Pensé que eran como niños, ajenos a lo complicado del mundo y en continuo aprendizaje. Ávidos de cosas nuevas, sedientos de saber. Y una voz chillona me sacó de mis pensamientos. Precisamente la voz de un niño de no más de un año sentado cerca de mí, acompañado por varios mayores. Cuál fue mi sorpresa y asco al escuchar que esos mayores que lo acompañaban se divertían a base de enseñarle palabrotas al niño, que las repetía sin saber qué decía. "¡Maricona!", "¡Gilipollas!", decía con su vocecita aguda, los otros se reían, y más se reía él al ver que los demás lo hacían. Los Asperger se bajaron del tren, y yo me quedé asqueada y enfadada, pensando en lo que estoy escribiendo ahora.
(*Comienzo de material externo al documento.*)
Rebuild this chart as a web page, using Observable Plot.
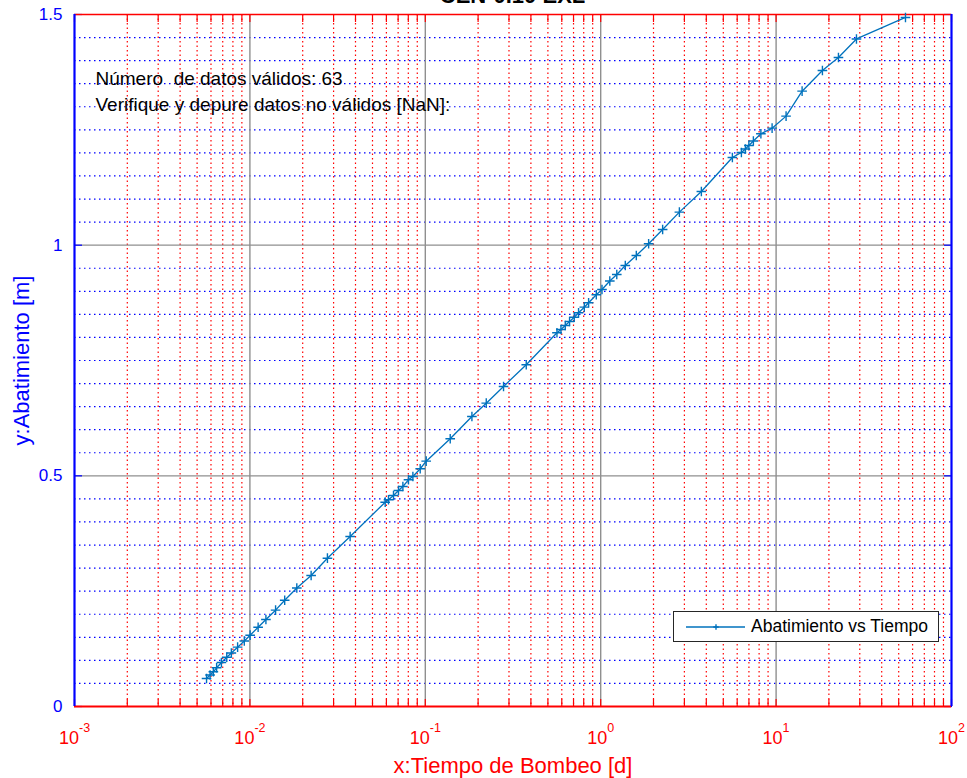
<!DOCTYPE html>
<html>
<head>
<meta charset="utf-8">
<script src="https://cdn.jsdelivr.net/npm/d3@7"></script>
<script src="https://cdn.jsdelivr.net/npm/@observablehq/plot@0.6"></script>
<style>
html,body{margin:0;padding:0;background:#fff;}
#wrap{position:relative;width:967px;height:778px;overflow:hidden;font-family:"Liberation Sans",Arial,sans-serif;}
#title{position:absolute;left:0;top:-15px;width:1025px;text-align:center;font-weight:bold;font-size:22px;line-height:22px;color:#000;}
#legend{position:absolute;left:673px;top:611px;width:264px;height:29px;border:1px solid #262626;background:#fff;}
#legend svg{position:absolute;left:0;top:0;}
#legend span{position:absolute;left:77px;top:4px;font-size:17.5px;line-height:21px;color:#000;white-space:pre;}
#chart svg{display:block;}
</style>
</head>
<body>
<div id="wrap">
  <div id="chart"></div>
  <div id="title">CEN-0.10 EXL</div>
  <div id="legend">
    <svg width="80" height="29"><line x1="12" y1="15" x2="71" y2="15" stroke="#0072BD" stroke-width="1.3"/><path d="M39.3,15h5.4M42,12.3v5.4" stroke="#0072BD" stroke-width="1.4" fill="none"/></svg>
    <span>Abatimiento vs Tiempo</span>
  </div>
</div>
<script>
// Data
const tiempo = [0.00566, 0.00593, 0.00619, 0.00646, 0.00688, 0.00738, 0.00784, 0.00851, 0.00929, 0.01003,
  0.01114, 0.01234, 0.01401, 0.01579, 0.01851, 0.02234, 0.02767, 0.03728, 0.05906, 0.06167,
  0.06587, 0.07033, 0.07451, 0.08019, 0.08497, 0.09352, 0.1012, 0.1387, 0.1844, 0.2226,
  0.2793, 0.3763, 0.5632, 0.5935, 0.6281, 0.6645, 0.7068, 0.7478, 0.8063, 0.8532,
  0.9438, 1.017, 1.127, 1.235, 1.381, 1.596, 1.876, 2.255, 2.809, 3.749,
  5.633, 6.341, 6.683, 6.995, 7.421, 8.190, 9.489, 11.40, 14.07, 18.37,
  22.67, 28.72, 54.66];
const abatimiento = [0.0607, 0.0683, 0.0752, 0.0839, 0.0954, 0.1069, 0.1160, 0.1286, 0.1420, 0.1546,
  0.1719, 0.1886, 0.2088, 0.2304, 0.2569, 0.2840, 0.3215, 0.3685, 0.4429, 0.4481,
  0.4574, 0.4682, 0.4769, 0.4914, 0.4986, 0.5153, 0.5318, 0.5803, 0.6287, 0.6575,
  0.6937, 0.7407, 0.8101, 0.8173, 0.8259, 0.8346, 0.8439, 0.8535, 0.8656, 0.8751,
  0.8925, 0.9040, 0.9224, 0.9365, 0.9560, 0.9777, 1.0030, 1.0340, 1.0716, 1.1164,
  1.1901, 1.2010, 1.2085, 1.2161, 1.2259, 1.2415, 1.2536, 1.2797, 1.3338, 1.3787,
  1.4069, 1.4470, 1.4936];

const xDecades = [1e-3, 1e-2, 1e-1, 1, 10, 100];
const xExponents = ["-3", "-2", "-1", "0", "1", "2"];
const xMinorMultipliers = [2, 3, 4, 5, 6, 7, 8, 9];
const yTicks = [0, 0.5, 1, 1.5];
const yTickLabels = ["0", "0.5", "1", "1.5"];
const yMinor = [0.05, 0.1, 0.15, 0.2, 0.25, 0.3, 0.35, 0.4, 0.45, 0.55, 0.6, 0.65, 0.7, 0.75, 0.8, 0.85, 0.9, 0.95,
  1.05, 1.1, 1.15, 1.2, 1.25, 1.3, 1.35, 1.4, 1.45];
const annotations = ["Número  de datos válidos: 63", "Verifique y depure datos no válidos [NaN]:"];
const xLabel = "x:Tiempo de Bombeo [d]";
const yLabel = "y:Abatimiento [m]";

const data = tiempo.map((t, i) => ({t, s: abatimiento[i]}));
const minorX = xDecades.slice(0, -1).flatMap(d => xMinorMultipliers.map(m => m * d));
const allX = xDecades.concat(minorX);
const innerDecades = xDecades.slice(1, -1);
const innerY = yTicks.slice(1, -1);
const decadeLabels = xDecades.map((d, i) => ({d, e: xExponents[i]}));
const negLabels = decadeLabels.filter(o => o.d < 1);
const posLabels = decadeLabels.filter(o => o.d >= 1);
const font = "Liberation Sans, Arial, sans-serif";

const chart = Plot.plot({
  width: 967, height: 778,
  marginLeft: 74, marginRight: 16, marginTop: 14, marginBottom: 72,
  style: {fontFamily: font, background: "transparent", overflow: "visible"},
  x: {type: "log", domain: [1e-3, 1e2]},
  y: {domain: [0, 1.5]},
  marks: [
    Plot.gridX(minorX, {stroke: "#ff0000", strokeOpacity: 1, strokeWidth: 1.2, strokeDasharray: "1.5,3"}),
    Plot.gridY(yMinor, {stroke: "#0000ff", strokeOpacity: 1, strokeWidth: 1.2, strokeDasharray: "1.5,3.5"}),
    Plot.gridX(innerDecades, {stroke: "#8f8f8f", strokeOpacity: 1, strokeWidth: 1.4}),
    Plot.gridY(innerY, {stroke: "#8f8f8f", strokeOpacity: 1, strokeWidth: 1.4}),
    Plot.axisX(allX, {anchor: "bottom", tickSize: -7, tickFormat: () => "", stroke: "#ff0000", strokeWidth: 1.2, label: null}),
    Plot.axisX(allX, {anchor: "top", tickSize: -7, tickFormat: () => "", stroke: "#ff0000", strokeWidth: 1.2, label: null}),
    Plot.axisY(yTicks, {anchor: "left", tickSize: -8, tickFormat: () => "", stroke: "#0000ff", strokeWidth: 1.2, label: null}),
    Plot.axisY(yTicks, {anchor: "right", tickSize: -8, tickFormat: () => "", stroke: "#0000ff", strokeWidth: 1.2, label: null}),
    Plot.axisY(yTicks, {anchor: "left", tickSize: 0, tickPadding: 12, tickFormat: d => yTickLabels[yTicks.indexOf(d)],
      fill: "#0000ff", fontSize: 17, label: null}),
    Plot.ruleY([1.5], {stroke: "#ff0000", strokeWidth: 1.6}),
    Plot.ruleY([0], {stroke: "#ff0000", strokeWidth: 2.2}),
    Plot.ruleX([1e-3], {stroke: "#0000ff", strokeWidth: 2.2}),
    Plot.ruleX([1e2], {stroke: "#0000ff", strokeWidth: 2.2}),
    // decade tick labels: "10" with superscript exponent
    Plot.text(negLabels, {x: "d", text: () => "10", frameAnchor: "bottom", dy: 32, dx: 4.5, textAnchor: "end",
      lineAnchor: "middle", fill: "#ff0000", fontSize: 18}),
    Plot.text(negLabels, {x: "d", text: "e", frameAnchor: "bottom", dy: 21, dx: 4.5, textAnchor: "start",
      lineAnchor: "middle", fill: "#ff0000", fontSize: 12.5}),
    Plot.text(posLabels, {x: "d", text: () => "10", frameAnchor: "bottom", dy: 32, dx: 6.5, textAnchor: "end",
      lineAnchor: "middle", fill: "#ff0000", fontSize: 18}),
    Plot.text(posLabels, {x: "d", text: "e", frameAnchor: "bottom", dy: 21, dx: 6.5, textAnchor: "start",
      lineAnchor: "middle", fill: "#ff0000", fontSize: 12.5}),
    // data
    Plot.line(data, {x: "t", y: "s", stroke: "#0072BD", strokeWidth: 1.3}),
    Plot.dot(data, {x: "t", y: "s", symbol: "plus", r: 3.2, stroke: "#0072BD", strokeWidth: 1.4}),
    // annotations
    Plot.text([annotations[0]], {text: d => d, frameAnchor: "top-left", dx: 21, dy: 64, textAnchor: "start",
      lineAnchor: "middle", fill: "#000", fontSize: 19, style: {whiteSpace: "pre"}}),
    Plot.text([annotations[1]], {text: d => d, frameAnchor: "top-left", dx: 21, dy: 90, textAnchor: "start",
      lineAnchor: "middle", fill: "#000", fontSize: 19}),
    // axis labels
    Plot.text([xLabel], {text: d => d, frameAnchor: "bottom", dy: 59, textAnchor: "middle", lineAnchor: "middle",
      fill: "#ff0000", fontSize: 22}),
    Plot.text([yLabel], {text: d => d, frameAnchor: "left", dx: -53, rotate: -90, textAnchor: "middle", lineAnchor: "middle",
      fill: "#0000ff", fontSize: 22})
  ]
});
document.getElementById("chart").appendChild(chart);
</script>
</body>
</html>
Los sitios que dejaron libres los Asperger fueron ocupados por antiguas compañeras de instituto. De nuevo sin poder evitarlo, escuché de qué hablaban, a ver si llegaba a enterarme qué hacían ahora, qué estudiaban, qué tal les iba. Una de ellas, que fue gran amiga mía, empezó a hablar de su asignatura de Literatura Universal del último año de instituto. Hablaba de La metamorfosis de Kafka, decía que le había parecido un libro absurdo. Vamos, que no lo había entendido. No pude evitar intervenir para decirle que a mí me pareció un libro encantador con el cual lloré. Por su expresión cualquiera podría haber dicho que estaba a punto de llamar a un hospital psiquiátrico. Eso me entristeció mucho.
Así que me bajé del tren sin despedirme (en parte porque ella me evitaba a ojos vista), y volví a casa.